Schrödinger's Contribution to The Atomic Model
HSC Physics Syllabus
analyse the contribution of Schrödinger to the current model of the atom
Schrödinger's Model of the Atom
Schrödinger’s Contribution to the Current Model of the Atom
Schrödinger used de Broglie’s matter wave theory to develop a probabilistic model of the atom.
In Schrödinger's model, electrons do not follow sharply defined orbits (like in Bohr's model), but rather are found in orbitals. In addition, Schrödinger's atomic model is based on the quantum mechanical and wave nature of electrons, both of which are described in equations called wave functions.
Orbitals are regions in which an electrons can be found. Inside an orbital, the probability of finding an electron is described by mathematical equations proposed by Schrödinger.
Unlike orbits, orbitals are visual models of the probability density of electrons in an atom. While 'orbits' and 'orbitals' seem to share similarities, they are very different concepts.Different types of orbitals have different shapes and therefore electron density patterns.

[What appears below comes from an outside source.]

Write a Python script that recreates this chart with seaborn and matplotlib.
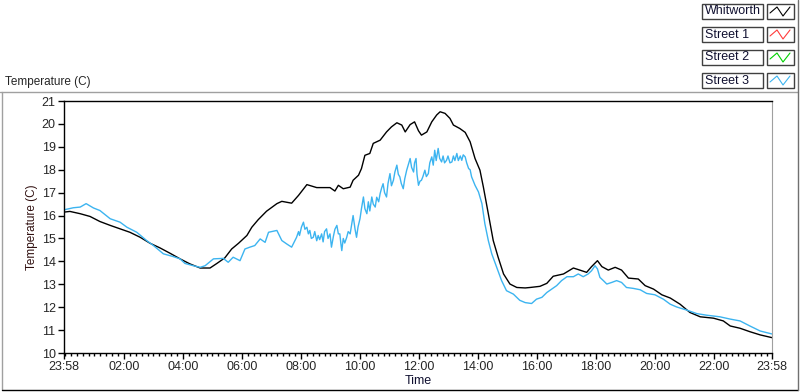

Illustration of the 1s orbital depicts electron density surrounding a red nucleus in the centre. Appreciate the evident increase in probability of finding an electron with proximity to the nucleus.
Quantum numbers describe the quantum state of an electron. There are four quantum numbers, each providing information on a different aspect of an electron's quantum state.
Principal quantum number (n) determines the size and energy of orbital an electron resides in. The energy of an orbital increases the further it is from the nucleus.
Illustrations depict different perspectives of s orbitals. Figures in the first row show a three-dimensional model of s orbitals. Appreciate the presence of nodes between s orbitals. Figures in the second row show the same features in a two-dimensional manner.
For example, the energy and size of s orbitals increase as the principal quantum number increases. 2s orbital has greater energy and is further from the nucleus than 1s orbital.
Orbitals of various energies are separated by nodes where electrons are forbidden. This feature of the model is consistent with the quantum mechanical nature of electrons as they must belong to orbitals of specific energies.
Wave function squared versus distance from the nucleus for s orbitals.
The square of an electron's wave function provides an equation describing its probability density for a given orbital. When the square of the wave function is plotted against the distance from the nucleus, it gives rise to the graph above.
Angular quantum number determines the shape of the orbital an electron is found in. Orbitals of different shapes are denoted by different letters: s, p, d and f.
Magnetic quantum number determines the orientation of each orbital in three dimensional space. For example, the p orbital can be orientated in three ways (shown above).
Spin quantum number determines whether an electron has a up or down spin. Electrons in each specific orbital must have opposing spins.
Pauli's Exclusion Principle
Pauli's exclusion principle states that no two electrons in an atom can share the same set of four quantum numbers. In other words, an electron must have its own unique combination of quantum numbers.